On 3 February 1923, Sovnarkom approved plans for the expansion of the Red Air Fleet, and it is this date which was officially recognised as the beginning of civil aviation in the Soviet Union. On 9 February 1923, the Council of Labour and Defence passed a resolution to create the Civil Air Fleet of the USSR. After a resolution of the Central Committee of the Communist Party of the Soviet Union, the Enterprise for Friends of the Air Fleet (ODVF) was founded on 8 March 1923.

===Dobrolyot (1923–32)===
In February and March 1923, resolutions of the Council of Labour and Defence and the Central Committee of the Communist Party of the Soviet Union created civil aviation services in the Soviet Union, including the formation of 3 airlines: Dobrolyot in March 1923, Ukrvozdukhput in April 1923, based in Kharkov, and Zakavia in May 1923, based in Tiflis.

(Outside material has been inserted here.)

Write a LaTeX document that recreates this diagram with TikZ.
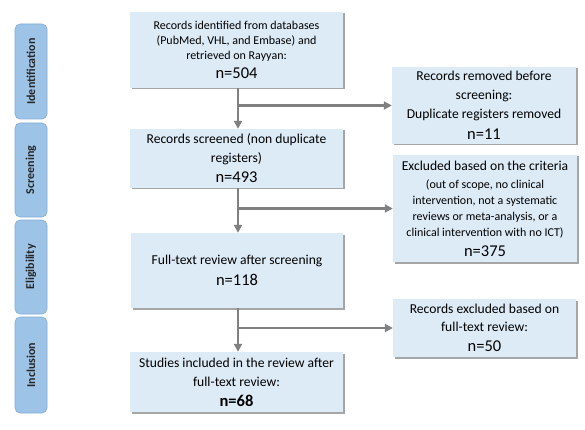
\documentclass[tikz,border=0pt]{standalone}
\usepackage{fontspec}
\setmainfont{Carlito}
\usetikzlibrary{arrows.meta,shadows}
\definecolor{boxfill}{HTML}{DDEBF7}
\definecolor{sidefill}{HTML}{9DC3E6}
\definecolor{sideline}{HTML}{82AEDC}
\definecolor{arrgray}{HTML}{808080}
\newcommand{\nn}[1]{{\fontsize{16.5}{20}\selectfont #1}}
\tikzset{
  mainbox/.style={fill=boxfill, inner sep=0pt, align=center,
    drop shadow={shadow xshift=1.5pt, shadow yshift=-1.5pt, fill=black, opacity=0.35},
    font=\fontsize{13.6}{19}\selectfont},
  sidebox/.style={fill=sidefill, draw=sideline, line width=0.6pt, rounded corners=5pt,
    minimum width=32pt, inner sep=0pt},
  sidetext/.style={rotate=90, font=\bfseries\fontsize{12}{14}\selectfont, text=black!85},
  arr/.style={draw=arrgray, line width=2.6pt, -{Triangle[length=8pt,width=8pt]}},
}
\begin{document}
\begin{tikzpicture}[x=1pt,y=-1pt]
\useasboundingbox (0,0) rectangle (585,430);
\fill[white] (0,0) rectangle (585,430);
% side labels
\node[sidebox, minimum height=95pt] (s1) at (31,71.5) {};
\node[sidetext] (t1) at (s1.center) {Identification};
\node[sidebox, minimum height=94pt] (s2) at (31,170) {};
\node[sidetext] (t2) at (s2.center) {Screening};
\node[sidebox, minimum height=94pt] (s3) at (31,267) {};
\node[sidetext] (t3) at (s3.center) {Eligibility};
\node[sidebox, minimum height=96pt] (s4) at (31,365) {};
\node[sidetext] (t4) at (s4.center) {Inclusion};
% main boxes
\node[mainbox, minimum width=213pt, minimum height=76pt, font=\fontsize{12}{15}\selectfont] (b1) at (236.5,50)
  {Records identified from databases\\(PubMed, VHL, and Embase) and\\retrieved on Rayyan:\\[4pt]\nn{n=504}};
\node[mainbox, minimum width=213pt, minimum height=59pt] (b2) at (236.5,158.5)
  {Records screened (non duplicate\\registers)\\[1pt]\nn{n=493}};
\node[mainbox, minimum width=212pt, minimum height=75pt] (b3) at (237,270.5)
  {Full-text review after screening\\[2pt]\nn{n=118}};
\node[mainbox, minimum width=213pt, minimum height=60pt] (b4) at (236.5,382)
  {Studies included in the review after\\full-text review:\\[1pt]\nn{\bfseries n=68}};
\node[mainbox, minimum width=184pt, minimum height=77pt] (r1) at (484,105.5)
  {Records removed before\\screening:\\Duplicate registers removed\\[2pt]\nn{n=11}};
\node[mainbox, minimum width=184pt, minimum height=107pt, font=\fontsize{12}{16}\selectfont] (r2) at (485,208.5)
  {{\fontsize{13.6}{16}\selectfont Excluded based on the criteria}\\[2pt](out of scope, no clinical\\intervention, not a systematic\\reviews or meta-analysis, or a\\clinical intervention with no ICT)\\[4pt]\nn{n=375}};
\node[mainbox, minimum width=183pt, minimum height=58pt, font=\fontsize{13.6}{18}\selectfont] (r3) at (484.5,328)
  {Records excluded based on\\full-text review:\\[2pt]\nn{n=50}};
% connectors
\coordinate (v) at (238,0);
\draw[arr] (b1.south -| v) -- (b2.north -| v);
\draw[arr] (r1.west -| v) -- (r1.west);
\draw[arr] (b2.south -| v) -- (b3.north -| v);
\draw[arr] (r2.west -| v) -- (r2.west);
\draw[arr] (b3.south -| v) -- (b4.north -| v);
\draw[arr] (r3.west -| v) -- (r3.west);
\end{tikzpicture}
\end{document}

Dobrolyot was formed in imitation of the Russian Merchant Navy Volunteer Fleet, Dobroflot, formed in 1878. According to its charter, it was formed "for the development of the civil air fleet within the USSR by organizing air lines for the transportation of passengers, mail and cargo, aerial photography and other areas of air fleet application based on the domestic aviation industry". The idea to create the airline was of Leon Trotsky. The basic objectives were the organisation of airmail, cargo and passenger lines, aviation related solutions of national economic problems (for example, aerial photography of localities) and also the development of the domestic aircraft industry. Dobrolyot constructed airports and weather stations.

Artist Alexander Rodchenko developed the corporate identity and advertising strategy of the company. He designed posters encouraging citizens to buy stock in Dobrolet and also designed the "Winged Hammer and Sickle" logo.

A capital of 2 million gold rubles was authorised to fund its early projects and this was later augmented by funds derived from the issuance of shares, which were initially offered to Soviet enterprises at the cost of one gold ruble each. Those who bought 25,000 shares were given the right to use a plane from its fleet. Within a year, capital expanded from 2 million rubles to 5 million rubles.

The airline primarily used aircraft made by Junkers.

Regular flights by Dobrolyot from Moscow to Nizhniy Novgorod commenced on 15 July 1923. In 1923, an agreement was signed establishing a subdivision of Dobrolyot based in Tashkent, operating to points in Soviet Central Asia. Services between Tashkent and Alma Ata began on 27 April 1924, and by the end of 1924 the subdivision had carried 480 passengers and 500 kg of mail and freight, on a total of 210 flights.

In March 1924, Dobrolyot began operating flights from Sevastopol to Yalta and Yevpatoriya in Crimea. Dobrolyot's route network was extended during the 1925–1927 period to include Kazan and regular flights between Moscow and Kharkov were inaugurated. Dobrolyot flights to Kharkov connected with Ukrvozdukhput services to Kiev, Odessa and Rostov-on-Don. In 1925, Dobrolyot operated 2,000 flights over a distance of 1000000 km, carrying 14,000 passengers and 127500 kg of freight, on a route network extending to 5000 km.

Ukrvozdukhput merged with Zakavia in 1925. Dobrolyot was transformed from a Russian to an all-Union enterprise on 21 September 1926 as a result of Sovnarkom resolutions, and in 1928 Dobrolyot was merged with Ukrvozdukhput, making it the only civil aviation airline in the Soviet Union.

In 1932, its name was changed to Transaviatsia. Responsibility for all civil aviation activities in the Soviet Union came under the control of the Chief Directorate of the Grazhdansky Vozdushny Flot (Civil Air Fleet) on 25 February 1932, and on 25 March 1932 the name "Aeroflot" was officially adopted for the entire Soviet Civil Air Fleet.